A glória é da natureza. A glória pertence aos deuses. Os mortais recebem-na como dádiva. Da natureza e dos deuses depende quase todo o sucesso de nossa empresa. O suor inutilmente poreja se nada nos foi dado antes. O empenho humano é uma ninharia, um arranjo de veleidades que se levantam e tombam conforme uma vontade superior e inapelável. O que é um homem melhor senão um homem dotado por natureza? O que faz além é apenas o coroamento de uma majestade que já existia. As honras são mais dadas do que obtidas. Ai, ai! Os mortais se lamuriam.

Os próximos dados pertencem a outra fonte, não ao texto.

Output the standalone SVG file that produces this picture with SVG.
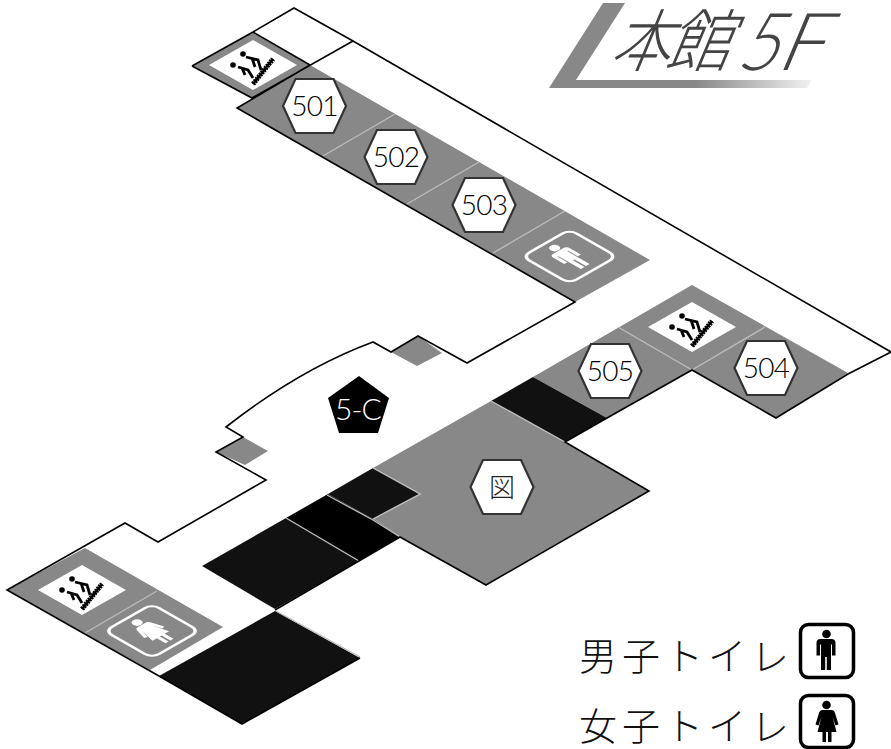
<svg xmlns="http://www.w3.org/2000/svg" width="891" height="749" viewBox="0 0 891 749">
<style>
.g{fill:#888}.k{fill:#111}.b{fill:#000}
.o{fill:none;stroke:#000;stroke-width:1.6;stroke-linejoin:miter}
.d{fill:none;stroke:#bbb;stroke-width:1.4}
.hx{fill:#fff;stroke:#333;stroke-width:2.2}
.t{font-family:"Lato","Liberation Sans",sans-serif;font-weight:300;font-size:28px;letter-spacing:-.8px;text-anchor:middle;fill:#000}
.j{font-family:"Noto Sans CJK JP",sans-serif;font-weight:300}
.lg{font-size:38px;letter-spacing:5px;fill:#111;font-weight:200}
.ti{fill:#444;font-weight:200}
.tl{font-family:"Lato","Liberation Sans",sans-serif;font-weight:300;font-size:80px;fill:#444}
</style>
<defs>
<linearGradient id="fade" gradientUnits="userSpaceOnUse" x1="549" y1="0" x2="812" y2="0">
<stop offset="0" stop-color="#888"/><stop offset="0.56" stop-color="#888"/><stop offset="1" stop-color="#f2f2f2"/>
</linearGradient>
<polygon id="hex" class="hx" points="-31.5,0 -19,-27 19,-27 31.5,0 19,27 -19,27"/>
<g id="stair">
<polygon points="-44,0 0,-25 44,0 0,25" fill="#fff"/>
<path d="M0,19L20,-6" stroke="#000" stroke-width="5" stroke-dasharray="2 0.8" fill="none"/>
<path d="M0,19L20,-6" stroke="#000" stroke-width="2.400" fill="none"/>
<g fill="none" stroke="#000" stroke-width="2.800">
<path d="M-7,-8L5,-5L8,5M-1,-7L2,2"/>
<path d="M-15,2L-5,5L0,13M-11,3L-8,10"/>
</g>
<circle cx="-10" cy="-11" r="2.800"/><circle cx="-20" cy="0" r="2.800"/>
</g>
<path id="man" d="M23.5,16h9q4,0 4,4v12.500h-3.500v-11h-1v25.500h-4.200v-13h-1.600v13h-4.200v-25.500h-1v11h-3.500v-12.500q0,-4 4,-4z"/>
<path id="woman" d="M23.500,16h9q2.500,0 3.500,3l3.500,11.500l-3,1l-3,-9l4,15.500h-5v10h-3.500v-10h-2v10h-3.500v-10h-5l4,-15.500l-3,9l-3,-1l3.500,-11.500q1,-3 3.500,-3z"/>
</defs>

<g id="title">
<polygon points="603,3 625,3 576,80 812,80 807,88 549,88" fill="url(#fade)"/>
<text class="j ti" font-size="68" transform="matrix(.88 0 -.42 1 609 66)">本</text>
<text class="j ti" font-size="68" transform="matrix(.94 0 -.42 1 664 66)">館</text>
<text class="tl" transform="matrix(.88 0 -.42 1 735 70)">5</text>
<text class="tl" transform="matrix(1 0 -.42 1 775 70)">F</text>
</g>

<g id="rooms">
<g id="stair-top"><polygon class="g" points="192,66 253,32 310,65 252,98"/><use href="#stair" x="253" y="65"/></g>
<g id="room-501-503">
<polygon class="g" points="237,108 310,65 650,260 575,302"/>
<path class="d" d="M395,114L323,156M479,162L407,204M565,211L493,253"/>
</g>
<g id="restroom-m" transform="matrix(.875 -.5 .875 .5 520.500 256.500)">
<rect x="1" y="1" width="54" height="54" rx="8" fill="none" stroke="#fff" stroke-width="2.800"/>
<circle cx="28" cy="11" r="4.500" fill="#fff"/><use href="#man" fill="#fff"/>
</g>
<g id="room-504-505">
<polygon class="g" points="533,377 692,285 848,373 776,418 692,370 607,418"/>
<path class="d" d="M618,327L692,370L765,327"/>
<use href="#stair" x="692" y="327"/>
</g>
<polygon id="dark-a" class="k" points="533,377 607,418 565,442 491,401"/>
<g id="library">
<polygon class="g" points="491,401 565,442 649,491 486,585 400,537 373,519 420,494 373,468"/>
<path class="d" d="M491,401L565,442M373,468L420,494L373,519L400,537"/>
</g>
<polygon id="dark-b" class="k" points="373,468 420,494 373,519 328,494"/>
<polygon id="dark-c" class="b" points="328,494 373,519 400,537 359,561 286,518"/>
<polygon id="dark-d" class="k" points="286,518 359,561 275,609 202,566"/>
<path class="d" d="M327,495L373,520L400,537M286,518L359,561M373,468L420,494L373,519"/>
<polygon id="dark-e" class="k" points="159,676 275,611 360,658 242,724"/>
<path class="d" d="M276,611L360,657" stroke-width="1"/>
<g id="stair-left">
<polygon class="g" points="7,590 85,548 223,627 150,670"/>
<path class="d" d="M157,591L85,633"/>
<use href="#stair" x="82" y="590"/>
</g>
<g id="restroom-f" transform="matrix(.875 -.5 .875 .5 103 631)">
<rect x="1" y="1" width="54" height="54" rx="8" fill="none" stroke="#fff" stroke-width="2.800"/>
<circle cx="28" cy="11" r="4.500" fill="#fff"/><use href="#woman" fill="#fff"/>
</g>
<polygon id="stairs-a" class="g" points="391,352 418,336 442,353 417,366"/>
<polygon id="stairs-b" class="g" points="243,437 268,451 245,465 216,452"/>
</g>

<g id="outline">
<path class="o" d="M253,32L294,8L353,41L891,352L848,374M253,32L310,65M192,66L253,32M192,66L252,98L353,41M310,65L237,108L575,302L467,363L418,336L391,352L373,342Q300,369 226,427L243,437L216,452L266,480L158,542L125,523L7,590L159,676M159,676L242,724L360,658M848,374L776,418L692,370L607,418L565,442L649,491L486,585L400,537L275,610"/>
</g>

<g id="n501"><use href="#hex" x="314.500" y="106"/><text class="t" x="314.500" y="116">501</text></g>
<g id="n502"><use href="#hex" x="396" y="157"/><text class="t" x="396" y="167">502</text></g>
<g id="n503"><use href="#hex" x="484" y="205"/><text class="t" x="484" y="215">503</text></g>
<g id="n505"><use href="#hex" x="610" y="371"/><text class="t" x="610" y="381">505</text></g>
<g id="n504"><use href="#hex" x="766" y="368"/><text class="t" x="766" y="378">504</text></g>
<g id="nzu"><use href="#hex" x="502" y="487"/><text class="j" x="502" y="497" font-size="26" text-anchor="middle" fill="#222">図</text></g>
<g id="n5c"><polygon points="359,376 389,398 378,433 339,433 328,398"/><text class="t" x="358" y="420" style="fill:#fff;font-size:30px;letter-spacing:-1px">5-C</text></g>

<g id="legend">
<text class="j lg" x="579" y="670">男子トイレ</text>
<text class="j lg" x="579" y="740">女子トイレ</text>
<g id="legend-m" transform="translate(799,623)">
<rect x="1.500" y="1.500" width="53" height="53" rx="8" fill="#fff" stroke="#000" stroke-width="3.500"/>
<circle cx="27.500" cy="11" r="4.300"/><use href="#man"/>
</g>
<g id="legend-f" transform="translate(799,694)">
<rect x="1.500" y="1.500" width="53" height="52" rx="8" fill="#fff" stroke="#000" stroke-width="3.500"/>
<circle cx="27.500" cy="11" r="4.300"/><use href="#woman"/>
</g>
</g>
</svg>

Os cristãos estão certos em oferecer-nos consolo.
O cuidado, a perfeição, o intento são coisas humanas, misérias que se atropelam. Se se alcança a harmonia, assim apenas é enquanto quiser a natureza. O escárnio dos homens parece pouca coisa perto do escárnio dos deuses. Sem eles, a vida é como uma interminável e vexaminosa procissão de erros. Sem eles, só há crime, pudor e humilhação. Que virtude não é divina? Quem a tem por vontade própria? Sem pedir, sem o querer, a nós são dados todos os bens. O que nos resta é o carro com baixa tributação. O financiamento de uma casa. Um shampoo que nos saiu barato. Refrigérios que vicejam na pobreza e no desespero.
E por isso arrefecerei meu querer? Não, está claro. Tais coisas pouco interferem em nossas vidas. Como o escravo que se conscientiza de seu jugo, assim me conscientizo de minha absoluta dependência do que já me foi dado. Para que a fortuna indômita não nos atordoe, empurramos a charrua olhando para um mínimo de terra que se passa e que ainda se há de passar. Querer ver além é uma insanidade. É contemplar a sombra do infortúnio sobre toda a faina humana. Nosso zelo quase nada significa. Os deuses desmancham indolentes tapeçarias urdidas por noites insones. Como se fosse bagatela, cozinham o arroz arduamente cultivado.